AT_abc385_g [ABC385G] Counting Buildings

For a permutation $ P=(P_1,P_2,\dots,P_N) $ of $ (1,2,\dots,N) $ , define integers $ L(P) $ and $ R(P) $ as follows: - Consider $ N $ buildings arranged in a row from left to right, with the height of the $ i $ -th building from the left being $ P_i $ . Then $ L(P) $ is the number of buildings visible when viewed from the left, and $ R(P) $ is the number of buildings visible when viewed from the right. More formally, $ L(P) $ is the count of indices $ i $ such that $ P_j < P_i $ for all $ j < i $ , and $ R(P) $ is the count of indices $ i $ such that $ P_i > P_j $ for all $ j > i $ . You are given integers $ N $ and $ K $ . Find, modulo $ 998244353 $ , the count of all permutations $ P $ of $ (1,2,\dots,N) $ such that $ L(P)-R(P)=K $ .
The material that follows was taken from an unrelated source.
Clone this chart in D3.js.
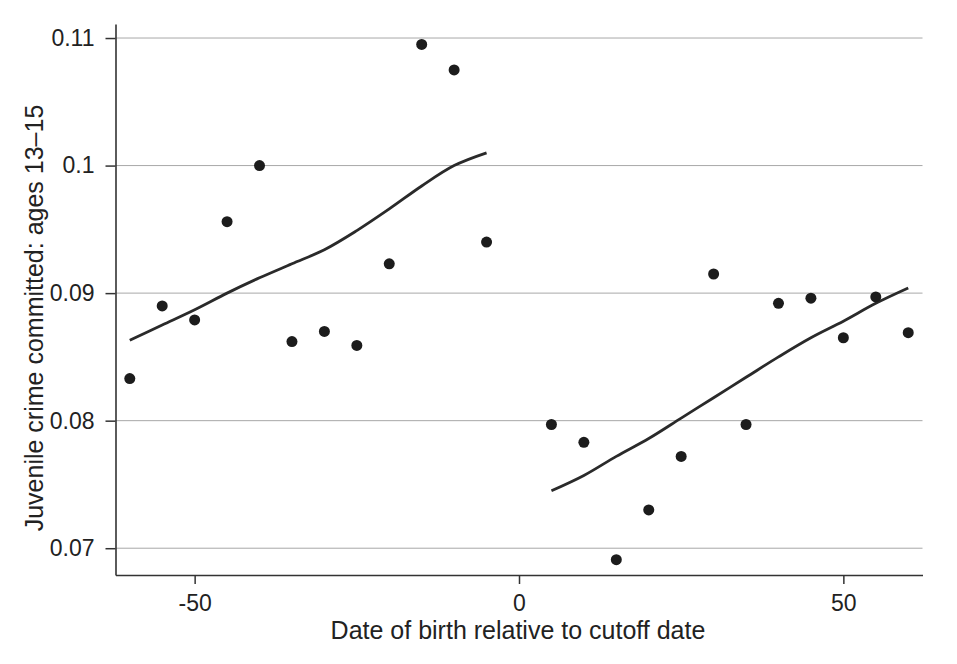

The input is given from Standard Input in the following format: > $ N $ $ K $

Print the answer.

### Sample Explanation 1 - $ P=(1,2,3) $ : $ L(P)-R(P)=3-1=2 $ . - $ P=(1,3,2) $ : $ L(P)-R(P)=2-2=0 $ . - $ P=(2,1,3) $ : $ L(P)-R(P)=2-1=1 $ . - $ P=(2,3,1) $ : $ L(P)-R(P)=2-2=0 $ . - $ P=(3,1,2) $ : $ L(P)-R(P)=1-2=-1 $ . - $ P=(3,2,1) $ : $ L(P)-R(P)=1-3=-2 $ . Therefore, the number of permutations $ P $ with $ L(P)-R(P)=-1 $ is $ 1 $ . ### Sample Explanation 3 Print the count modulo $ 998244353 $ . ### Constraints - $ 1 \leq N \leq 2 \times 10^5 $ - $ |K| \leq N-1 $ - All input values are integers.